▶ **GIVEN EXERCISE**
Return every line below in which "React" appears.

▶ **DATA LINES**
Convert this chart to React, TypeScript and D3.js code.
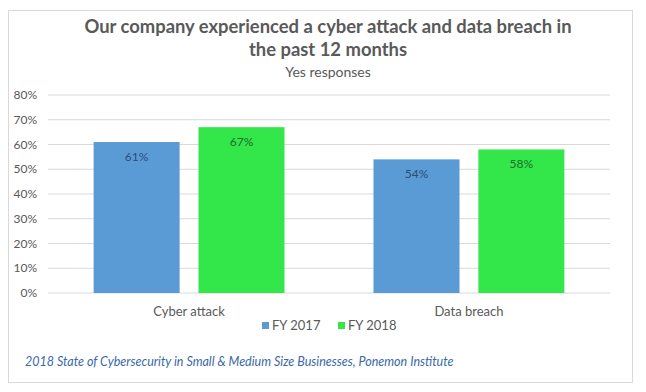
import React from "react";
import * as d3 from "d3";

const categories = ["Cyber attack", "Data breach"];
const seriesNames = ["FY 2017", "FY 2018"];
const fy2017 = [61, 54];
const fy2018 = [67, 58];
const yTicks = [0, 10, 20, 30, 40, 50, 60, 70, 80];

const colors = ["#5B9BD5", "#33E64A"];
const labelColors = ["#2B4E78", "#1E6B2A"];

const W = 646;
const H = 392;
const margin = { top: 95, right: 36, bottom: 99, left: 48 };
const font = "Lato, 'Open Sans', sans-serif";

export default function App() {
  const innerW = W - margin.left - margin.right;
  const innerH = H - margin.top - margin.bottom;

  const x0 = d3.scaleBand().domain(categories).range([0, innerW]).paddingInner(0.318).paddingOuter(0.163);
  const x1 = d3.scaleBand().domain(seriesNames).range([0, x0.bandwidth()]).paddingInner(0.18).paddingOuter(0);
  const y = d3.scaleLinear().domain([0, 80]).range([innerH, 0]);

  const series = [fy2017, fy2018];

  return (
    <svg width={W} height={H} style={{ position: "absolute", left: 0, top: 0, fontFamily: font }}>
      <rect x={8.5} y={10.5} width={624} height={372} fill="#fff" stroke="#d9d9d9" />
      <text x={328} y={33} textAnchor="middle" fontSize={18.4} fontWeight="bold" fill="#595959">
        Our company experienced a cyber attack and data breach in
      </text>
      <text x={328} y={56} textAnchor="middle" fontSize={18.4} fontWeight="bold" fill="#595959">
        the past 12 months
      </text>
      <text x={328} y={77} textAnchor="middle" fontSize={14} fill="#595959">
        Yes responses
      </text>
      <g transform={`translate(${margin.left},${margin.top})`}>
        {yTicks.map((t) => (
          <g key={t}>
            <line x1={0} x2={innerW} y1={y(t)} y2={y(t)} stroke="#d9d9d9" strokeWidth={1} />
            <text x={-11} y={y(t)} dy="0.35em" textAnchor="end" fontSize={12} fill="#595959">
              {t}%
            </text>
          </g>
        ))}
        {categories.map((c, i) => (
          <g key={c} transform={`translate(${x0(c)},0)`}>
            {seriesNames.map((s, j) => (
              <g key={s}>
                <rect
                  x={x1(s)}
                  y={y(series[j][i])}
                  width={x1.bandwidth()}
                  height={innerH - y(series[j][i])}
                  fill={colors[j]}
                />
                <text
                  x={(x1(s) || 0) + x1.bandwidth() / 2}
                  y={y(series[j][i]) + 19}
                  textAnchor="middle"
                  fontSize={12}
                  fill={labelColors[j]}
                >
                  {series[j][i]}%
                </text>
              </g>
            ))}
            <text x={x0.bandwidth() / 2} y={innerH + 23} textAnchor="middle" fontSize={13} fill="#595959">
              {c}
            </text>
          </g>
        ))}
      </g>
      <g transform="translate(262,330)">
        {seriesNames.map((s, j) => (
          <g key={s} transform={`translate(${j * 76},0)`}>
            <rect x={0} y={-8} width={7} height={7} fill={colors[j]} />
            <text x={10} y={0} fontSize={13} fill="#595959">
              {s}
            </text>
          </g>
        ))}
      </g>
      <text x={25} y={366} fontSize={12.5} fontStyle="italic" fill="#3A68A8">
        2018 State of Cybersecurity in Small &amp; Medium Size Businesses, Ponemon Institute
      </text>
    </svg>
  );
}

▶ **TASK ANSWER**
Convert this chart to React, TypeScript and D3.js code.
import React from "react";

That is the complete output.